Mary Beth Gray, your son died in a war that has meant many things to many people, but very few of those things are even tangentially related to any respect for freedoms enjoyed by the occupied or the occupiers. There have been many positive effects of the war, but most of them are simply the interruption of a series of devastating crimes committed by a totalitarian regime installed by those who were the war's very architects. This interruption was executed with utmost violence, and it is being repaid with more. The resulting instability means that Iraqi cities are overrun with a level of chaos you or I would never understand.

Did you know that the black-market selling of the U.S. Army's discarded drugs is now one of Iraq's most profitable new growth industries? In many cases neither the buyers nor the sellers know exactly what they're transacting in. There are no plans to investigate or curb this industry.

Much effort has been expended to open Iraq's schools, while safe transport there and back (and a reasonably effective number of qualified teachers) remains out of reach. Schools and colleges will be restricted to operating just three days a week in the three weeks before the election due to strict security precautions. During that time, mobile phone comunications will also be disabled. This, for an election that the largest ethnic population in Iraq pretty much feel is designed to exclude them from political discourse. And there'll likely be no way to tell if it does, since the Iraqi Supreme Legation of Elections has threatened to sue any media outlet who violates its rules about how the election is to be covered, without establishing exactly what a violation would be, or look like.

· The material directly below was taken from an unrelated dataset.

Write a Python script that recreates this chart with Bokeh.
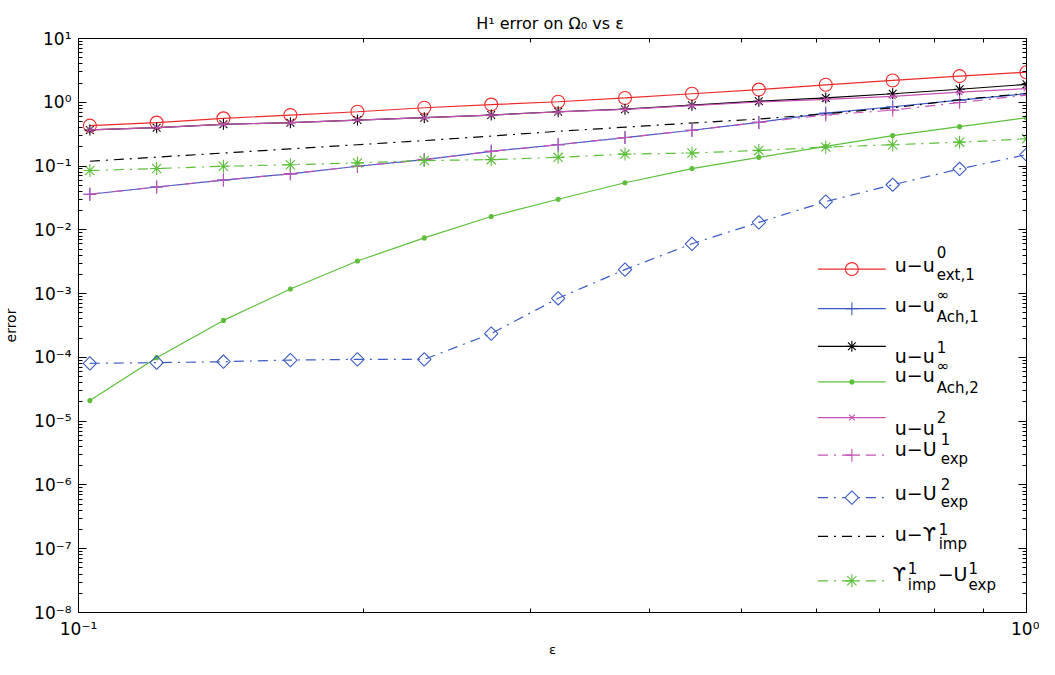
import numpy as np
from bokeh.plotting import figure
from bokeh.models import FixedTicker, LogAxis, Label, CustomJSTickFormatter, Range1d
from bokeh.embed import file_html
from bokeh.resources import INLINE

# ---------------- data ----------------
eps = [0.1028, 0.1209, 0.1422, 0.1673, 0.1969, 0.2316, 0.2725, 0.3206,
       0.3771, 0.4437, 0.5220, 0.6141, 0.7225, 0.8500, 1.0000]

err_u_ext1 = [0.43, 0.48, 0.56, 0.63, 0.71, 0.82, 0.92, 1.02, 1.17, 1.36, 1.58, 1.88, 2.20, 2.57, 2.96]
err_u_ach1 = [0.0361, 0.0469, 0.0603, 0.0755, 0.0993, 0.126, 0.170, 0.216, 0.280, 0.364, 0.484, 0.676, 0.851, 1.08, 1.36]
err_u_1 = [0.368, 0.400, 0.451, 0.479, 0.526, 0.573, 0.631, 0.710, 0.780, 0.900, 1.04, 1.17, 1.36, 1.60, 1.91]
err_u_ach2 = [2.10e-5, 9.9e-5, 3.80e-4, 1.18e-3, 3.24e-3, 7.48e-3, 1.62e-2, 3.02e-2, 5.47e-2, 9.14e-2, 0.137, 0.203, 0.301, 0.415, 0.573]
err_u_2 = [0.368, 0.400, 0.451, 0.479, 0.526, 0.573, 0.631, 0.705, 0.775, 0.885, 1.01, 1.11, 1.24, 1.44, 1.64]
err_U_exp1 = [0.0361, 0.0469, 0.0603, 0.0755, 0.0993, 0.126, 0.170, 0.216, 0.280, 0.364, 0.484, 0.631, 0.753, 0.991, 1.29]
err_U_exp2 = [8.07e-5, 8.26e-5, 8.55e-5, 9.08e-5, 9.31e-5, 9.31e-5, 2.36e-4, 8.45e-4, 2.38e-3, 6.04e-3, 1.31e-2, 2.77e-2, 5.09e-2, 9.0e-2, 0.151]
err_Y_imp1 = [0.119, 0.138, 0.160, 0.186, 0.216, 0.251, 0.295, 0.351, 0.407, 0.473, 0.546, 0.661, 0.818, 1.096, 1.38]
err_Y_U_exp = [0.0851, 0.0914, 0.0993, 0.105, 0.112, 0.122, 0.126, 0.137, 0.154, 0.160, 0.176, 0.198, 0.216, 0.237, 0.267]

x_major = [0.1, 1.0]
x_minor = [0.2, 0.3, 0.4, 0.5, 0.6, 0.7, 0.8, 0.9]
y_exponents = list(range(-8, 2))

title_text = "H¹ error on  Ω₀ vs ε"
x_label = "ε"
y_label = "error"

RED, BLUE, BLACK, GREEN, PINK = "#ee2a2a", "#3a5bc4", "#000000", "#5cbf3a", "#c452b4"
DASHDOT = "10 6 2 6"
FONT = "DejaVu Sans"

# (values, color, dash, marker, size, filled)
series = [
    (err_u_ext1, RED, "solid", "circle", 13, False),
    (err_u_ach1, BLUE, "solid", "cross", 13, False),
    (err_u_1, BLACK, "solid", "asterisk", 11, False),
    (err_u_ach2, GREEN, "solid", "circle", 4, True),
    (err_u_2, PINK, "solid", "x", 8, False),
    (err_U_exp1, PINK, DASHDOT, "cross", 13, False),
    (err_U_exp2, BLUE, DASHDOT, "diamond_sq", 9.5, False),
    (err_Y_imp1, BLACK, DASHDOT, None, 0, False),
    (err_Y_U_exp, GREEN, DASHDOT, "asterisk", 13, False),
]

# ---------------- figure ----------------
p = figure(width=1039, height=659, x_axis_type="log", y_axis_type="log",
           x_range=Range1d(0.1, 1.0), y_range=Range1d(1e-8, 10.0),
           output_backend="svg", toolbar_location=None,
           min_border_left=76, min_border_right=13, min_border_top=38, min_border_bottom=41,
           title=title_text)
p.xgrid.visible = False
p.ygrid.visible = False
p.outline_line_color = "black"
p.outline_line_width = 1
p.background_fill_color = "white"
p.border_fill_color = "white"

p.title.align = "center"
p.title.text_font = FONT
p.title.text_font_size = "16px"
p.title.text_font_style = "normal"
p.title.text_color = "black"
p.title.standoff = 12

fmt = CustomJSTickFormatter(code="""
const e = Math.round(Math.log10(tick));
const m = {"-":"\u207b","0":"\u2070","1":"\u00b9","2":"\u00b2","3":"\u00b3","4":"\u2074",
           "5":"\u2075","6":"\u2076","7":"\u2077","8":"\u2078","9":"\u2079"};
return "10" + String(e).split("").map(c => m[c]).join("");
""")

xt = FixedTicker(ticks=x_major, minor_ticks=x_minor)
yt = FixedTicker(ticks=[10.0 ** e for e in y_exponents],
                 minor_ticks=[k * 10.0 ** e for e in y_exponents[:-1] for k in range(2, 10)])


def style_axis(ax, labels=True):
    ax.axis_line_color = "black"
    ax.axis_line_width = 1
    ax.major_tick_in = 8
    ax.major_tick_out = 0
    ax.minor_tick_in = 4
    ax.minor_tick_out = 0
    ax.major_tick_line_color = "black"
    ax.minor_tick_line_color = "black"
    if labels:
        ax.major_label_text_font = FONT
        ax.major_label_text_font_size = "17px"
        ax.major_label_text_color = "black"
        ax.axis_label_text_font = FONT
        ax.axis_label_text_font_size = "14px"
        ax.axis_label_text_font_style = "normal"
        ax.axis_label_text_color = "black"
    else:
        ax.major_label_text_font_size = "1px"
        ax.major_label_text_color = None
        ax.major_label_standoff = 0


xa = p.xaxis[0]
xa.ticker = xt
xa.formatter = fmt
xa.axis_label = x_label
style_axis(xa)
xa.axis_label_text_font_size = "13px"
xa.major_label_standoff = 6
xa.axis_label_standoff = 0

ya = p.yaxis[0]
ya.ticker = yt
ya.formatter = fmt
ya.axis_label = y_label
style_axis(ya)
ya.major_label_standoff = 7
ya.axis_label_standoff = 12

top_ax = LogAxis(ticker=xt, formatter=fmt)
style_axis(top_ax, labels=False)
p.add_layout(top_ax, "above")
right_ax = LogAxis(ticker=yt, formatter=fmt)
style_axis(right_ax, labels=False)
p.add_layout(right_ax, "right")

# ---------------- data lines ----------------
for vals, col, dash, mk, sz, filled in series:
    p.line(eps, vals, line_color=col, line_width=1.2, line_dash=dash)
    if mk:
        if mk == "diamond_sq":
            p.scatter(eps, vals, marker="square", angle=np.pi / 4, size=sz,
                      line_color=col, fill_color=None, line_width=1.1)
        else:
            p.scatter(eps, vals, marker=mk, size=sz, line_color=col,
                      fill_color=col if filled else None, line_width=1.1)

# ---------------- positions helper (page pixels of the frame) ----------------
FX0, FX1, FY0, FY1 = 84, 1034, 46, 626


def dx(px):
    return 10 ** (-1 + (px - FX0) / (FX1 - FX0))


def dy(py):
    return 10 ** (1 - 9 * (py - FY0) / (FY1 - FY0))


# ---------------- legend (drawn by hand, to allow sub/superscripts) ----------------
legend_rows = [
    # line y, series index, pieces (text, x, baseline y, size)
    (279, 0, [("u−u", 902, 275, 19), ("0", 944, 262, 15), ("ext,1", 944, 285, 15)]),
    (319, 1, [("u−u", 902, 315, 19), ("∞", 944, 305, 15), ("Ach,1", 944, 327, 15)]),
    (357, 2, [("u−u", 902, 367, 19), ("1", 944, 358, 15)]),
    (393, 3, [("u−u", 902, 386, 19), ("∞", 944, 377, 15), ("Ach,2", 944, 399, 15)]),
    (429, 4, [("u−u", 902, 440, 19), ("2", 944, 428, 15)]),
    (467, 5, [("u−U", 902, 461, 19), ("1", 948, 451, 15), ("exp", 948, 471, 15)]),
    (510, 6, [("u−U", 902, 505, 19), ("2", 948, 496, 15), ("exp", 948, 514, 15)]),
    (549, 7, [("u−ϒ", 902, 547, 19), ("1", 946, 542, 15), ("imp", 946, 557, 15)]),
    (594, 8, [("ϒ", 900, 587, 19), ("1", 915, 581, 15), ("imp", 915, 598, 15),
              ("−U", 945, 587, 19), ("1", 976, 581, 15), ("exp", 976, 598, 15)]),
]

for ly, si, pieces in legend_rows:
    vals, col, dash, mk, sz, filled = series[si]
    p.line([dx(825), dx(893)], [dy(ly), dy(ly)], line_color=col, line_width=1.2, line_dash=dash)
    if mk:
        if mk == "diamond_sq":
            p.scatter([dx(859)], [dy(ly)], marker="square", angle=np.pi / 4, size=sz,
                      line_color=col, fill_color="white", line_width=1.1)
        else:
            p.scatter([dx(859)], [dy(ly)], marker=mk, size=sz, line_color=col,
                      fill_color=col if filled else None, line_width=1.1)
    for txt, tx, ty, ts in pieces:
        p.add_layout(Label(x=dx(tx), y=dy(ty), text=txt, text_font=FONT,
                           text_font_size=f"{ts}px", text_baseline="alphabetic",
                           text_align="left", text_color="black"))

open("out.html", "w").write(file_html(p, INLINE))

The police, whose supposed mandate is to protect attempts at legitimate industry, are illegally selling gas.

Do you know how long it took them just to return electricity to Baghdad? But it took Bremer no time at all to institute full expropriation rights for foreign corporations. I take back what I said about freedom. But it isn't the Iraqis' freedom which is faithfully defended, and given the way the highly concentrated ownership of American news reporting has been slavishly devoted to building a consensus for the war to the extent of making things up, it would seem it isn't yours either.

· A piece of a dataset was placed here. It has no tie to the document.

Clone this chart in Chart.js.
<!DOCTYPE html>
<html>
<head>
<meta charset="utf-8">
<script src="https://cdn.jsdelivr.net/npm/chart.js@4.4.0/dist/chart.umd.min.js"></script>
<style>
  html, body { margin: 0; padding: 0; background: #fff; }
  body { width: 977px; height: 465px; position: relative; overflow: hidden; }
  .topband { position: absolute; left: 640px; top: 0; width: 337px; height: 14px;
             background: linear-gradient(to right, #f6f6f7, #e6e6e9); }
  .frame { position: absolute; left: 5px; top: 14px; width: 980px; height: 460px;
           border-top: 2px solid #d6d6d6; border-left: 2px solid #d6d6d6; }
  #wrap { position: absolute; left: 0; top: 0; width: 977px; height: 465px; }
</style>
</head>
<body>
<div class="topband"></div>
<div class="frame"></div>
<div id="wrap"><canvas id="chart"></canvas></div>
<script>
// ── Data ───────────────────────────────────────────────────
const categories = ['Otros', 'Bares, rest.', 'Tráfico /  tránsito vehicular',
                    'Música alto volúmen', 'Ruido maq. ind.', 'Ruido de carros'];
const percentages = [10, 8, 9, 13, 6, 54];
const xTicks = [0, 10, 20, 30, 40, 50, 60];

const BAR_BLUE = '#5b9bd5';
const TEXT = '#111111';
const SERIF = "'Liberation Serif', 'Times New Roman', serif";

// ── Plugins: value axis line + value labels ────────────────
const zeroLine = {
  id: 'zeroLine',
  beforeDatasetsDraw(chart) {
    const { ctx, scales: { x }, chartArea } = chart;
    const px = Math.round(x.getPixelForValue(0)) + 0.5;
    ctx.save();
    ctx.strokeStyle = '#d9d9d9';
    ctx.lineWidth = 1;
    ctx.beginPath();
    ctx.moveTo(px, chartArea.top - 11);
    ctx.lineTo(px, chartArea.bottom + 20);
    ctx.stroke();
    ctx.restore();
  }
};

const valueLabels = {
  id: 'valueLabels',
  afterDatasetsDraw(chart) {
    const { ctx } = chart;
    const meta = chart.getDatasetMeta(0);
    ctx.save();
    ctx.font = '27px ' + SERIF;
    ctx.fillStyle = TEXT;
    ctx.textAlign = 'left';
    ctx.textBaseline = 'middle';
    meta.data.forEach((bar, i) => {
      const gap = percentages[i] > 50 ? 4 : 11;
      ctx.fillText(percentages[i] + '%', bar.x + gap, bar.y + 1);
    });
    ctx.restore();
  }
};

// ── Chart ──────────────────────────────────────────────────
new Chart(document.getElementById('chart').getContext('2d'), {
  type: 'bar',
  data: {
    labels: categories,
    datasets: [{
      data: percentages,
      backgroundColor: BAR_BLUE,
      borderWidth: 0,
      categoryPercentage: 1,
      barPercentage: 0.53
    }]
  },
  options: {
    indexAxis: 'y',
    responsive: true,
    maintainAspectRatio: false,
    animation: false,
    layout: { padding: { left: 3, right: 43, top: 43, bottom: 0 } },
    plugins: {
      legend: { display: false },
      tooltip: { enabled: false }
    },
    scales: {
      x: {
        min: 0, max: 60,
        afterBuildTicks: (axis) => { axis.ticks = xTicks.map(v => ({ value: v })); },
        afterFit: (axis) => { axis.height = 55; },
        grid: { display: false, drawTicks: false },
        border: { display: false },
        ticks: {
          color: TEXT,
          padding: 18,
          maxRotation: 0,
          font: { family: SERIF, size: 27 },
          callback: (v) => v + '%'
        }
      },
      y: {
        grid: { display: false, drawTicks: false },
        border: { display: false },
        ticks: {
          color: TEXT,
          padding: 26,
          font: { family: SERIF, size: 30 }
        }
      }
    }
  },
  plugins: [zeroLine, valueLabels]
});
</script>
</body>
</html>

To best remember your son, we are obliged to ask why he died. It is the most basic of explorations into who he was. Your pride in your son is a larger thing than I can write about. But when you use it as a bully pulpit for a cheap sloganeering hog call, you're selling out your son's memory to the unscrupulous men and women who sent him to go and die. That makes me angry. Angry enough to write back.

Anyways, I do hope you keep up the poetry, Mary Beth Gray. It truly can be a bridge to solace if you can be open to suggestion.

So here's a suggestion.

The Answer

A Rose, in tatters on the garden path,
Cried out to God and murmured 'gainst His Wrath,
Because a sudden wind at twilight's hush
Had snapped her stem alone of all the bush.
And God, Who hears both sun-dried dust and sun,
Had pity, whispering to that luckless one,
"Sister, in that thou sayest We did not well --
What voices heardst thou when thy petals fell?"
And the Rose answered, "In that evil hour
A voice said, `Father, wherefore falls the flower?
For lo, the very gossamers are still.'
And a voice answered, `Son, by Allah's will!'"

Then softly as a rain-mist on the sward,
Came to the Rose the Answer of the Lord:
"Sister, before We smote the Dark in twain,
Ere yet the stars saw one another plain,
Time, Tide, and Space, We bound unto the task
That thou shouldst fall, and such an one should ask."
Whereat the withered flower, all content,
Died as they die whose days are innocent;
While he who questioned why the flower fell
Caught hold of God and saved his soul from Hell.